La ululante y sanguinaria presencia de la película Un hombre lobo americano... en más de 40 salas de nuestra caótica megalópolis, me inclinó de manera inaplazable a escribir sobre la licantropía en el cine. Curiosamente, las cintas centradas en el más célebre de los seres mixtos de hombre y animal han sido poco numerosas. Su fortuna, como protagonista individual, ha sido inferior a la de otras figuras arquetípicas como los supuestos hombres-peces, a quienes vimos aventurarse subrepticiamente en tierra (Jacques Tourneur, City Under the Sea, 1965) o como Drácula o Frankestein.
Con más frecuencia, en cambio, se ha asociado con ellos en filmes que acumulaban monstruos. Recuérdese, por ejemplo, La zingara y los monstruos, realizada en 1945 por Erle C. Kenton, en cuyo terrorífico contexto el hombre lobo (encarnado por Lon Chaney Jr.), se enzarza en un combate con Frankestein por el amor de una gitana; o aquella otra cinta, del mismo año e igual realizador, La mansión de Drácula en la cual el célebre vampiro se asociaba a un sabio maléfico a quien el hombre lobo acudía en busca de curación para trastocar su urgente salvación.

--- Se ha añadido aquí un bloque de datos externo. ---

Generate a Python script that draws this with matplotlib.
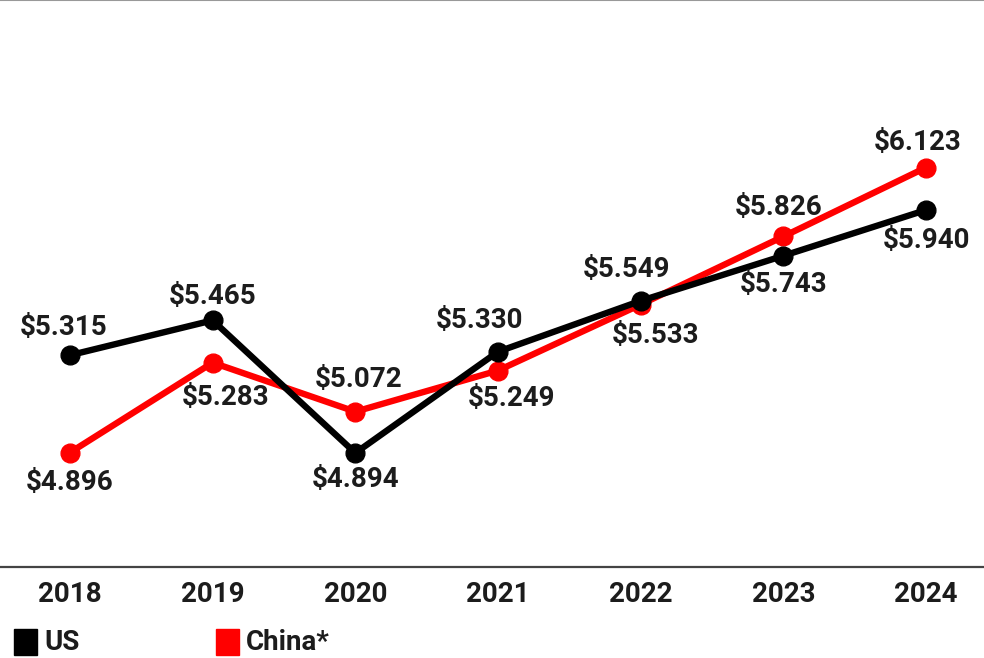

Porque el hombre lobo es, de acuerdo con la tradición más usual, un personaje positivo, víctima involuntaria de un mal que lo convertía en ejecutor de crímenes. Por eso en las noches de luna llena pide ser encadenado para evitar desgracias. Al fin y al cabo, la licantropía (zoantropía) --decía el rótulo inicial de El hombre lobo, de George Waggner-- es una enfermedad mental en la que el enfermo imagina estar transformado en lobo. Simon Goulard advierte que ``anda tan de prisa como el lobo, lo que no debe juzgarse como increíble, por ser los esfuerzos del demonio los que les prestan las mismas condiciones de dicho animal''.
En El lobo humano (1935), de Stuart Walker, una extraña planta, cuya flor debe cortarse con la luz de la luna, tiene propiedades curativas, pero es también capaz de inocular la licantropía. El transvase de esta y otras antiguas leyendas a las imágenes en movimiento se insinúa por vez primera en The Wolf-Man (1924), de Edmund Mortimer. En esta cinta de la época muda su protagonista (John Gilbert) se diferenciaba del lobo en que su piel no era visible. Pero, más allá de este inicial filme, que con el tiempo se sumaría al cortejo de monstruos con sus historias plenas de sugestiones terroríficas y de personajes fantásticos que son personas durante el día y hombres lobo en las noches de luna llena, el cine español crea una curiosa sucesión de títulos caracterizados por su desaforada truculencia. El más conocido, La noche Walpurgis (1970), de León Klimowsky, aunaba a la tradicional dinámica propia de la licantropía, elementos de brujería, satanismo y vampirismo durante la época contemporánea.
Otra película interesante es El bosque de Ancines, cuyo contexto narra la historia de un buhonero epiléptico que, en la Galicia finisecular, se convierte en asesino de mujeres. Las supersticiones rurales hacen de él un licántropo (lobisomen o lobizón). El filme, bien interpretado por José Luis López Vázquez, era principalmente, por un lado, una crónica de cierta España afín a Buñuel y, por otro, más que una cinta de terror en torno de la leyenda del hombre lobo, era su desmitificación.
Finalmente, algunas comedias han utilizado, con propósitos distintos, la presencia de este ser fantástico (Abbot y Costello contra los fantasmas). Estas desviaciones marginales soslayan o encubren los aspectos inquietantes del tema.